Il giorno dopo, vigilia della protesta di venerdì, chiamata “ milioni in marcia, ovvero l’ultima opportunità”, lo SCAF ha nominato Primo Ministro Kamal Ganzouri, 78 anni, politico di lungo corso e esperto economista, già Primo Ministro sotto Mubarak e figura di primo piano del vecchio regime, un invito ad alzare il livello delle proteste a piazza Tahrir.
Per calmare le acque, Ganzouri ha assicurato che formerà il nuovo governo attraverso il dialogo con tutte le forze politiche, inclusi i giovani rivoluzionari.
A questi livelli la situazione è a un punto morto.
In piazza Tahrir ci sono molti manifestanti che non se ne andranno via fino a quando ci sarà Ganzouri e finchè lo SCAF non passerà il potere a un Consiglio civile.

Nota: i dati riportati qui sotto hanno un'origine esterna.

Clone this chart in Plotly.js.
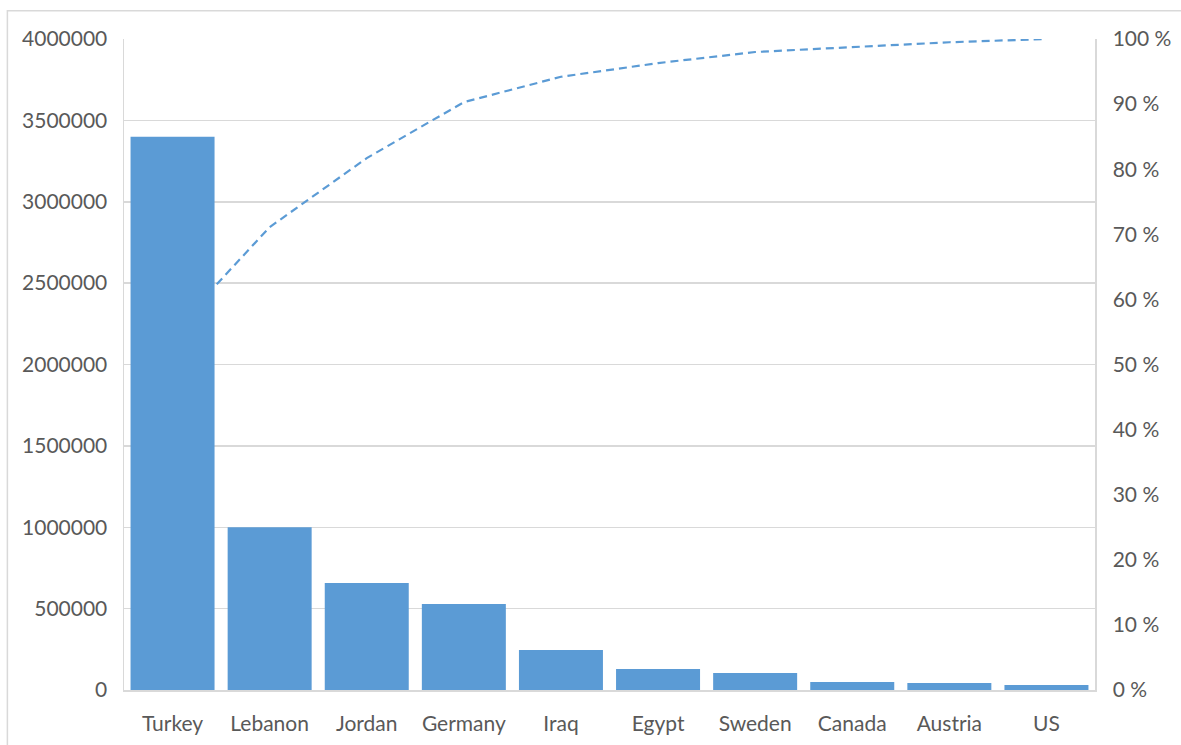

I Fratelli Musulmani e i partiti laici non hanno più fiducia nei militari, ma si rendono conto che adesso l’opzione è fra i militari e l’anarchia totale, per questo ancora chiedono le elezioni lunedì.
In un Egitto così pericolosamente diviso, la gente è sotto shock. I partiti sulla scena politica sono in una confusione totale, laici, islamisti, giovani rivoluzionari.
L’esercito non potrebbe cedere neppure volendo il potere, perché non esiste un organismo pronto a sostituirlo. Si parla di creare un comitato presidenziale civile, o delegarne la costituzione alla Corte Suprema, ma non c’è accordo sul modo, per cui è difficile vedere quale organismo, senza rappresentatività e senza reali poteri, possa mantenere legge e ordine e, nel contempo, assicurare la continuità politica nella attuale situazione caotica di oggi.
L’esercito rimarrà per garantire le prossime elezioni, cercando un dialogo il più possibile franco con tutte le forze politiche, mentre preparerà insieme a loro la nuova costituzione da lungo attesa.
Tutti insieme, uno sforzo che appare oggi quasi impossibile.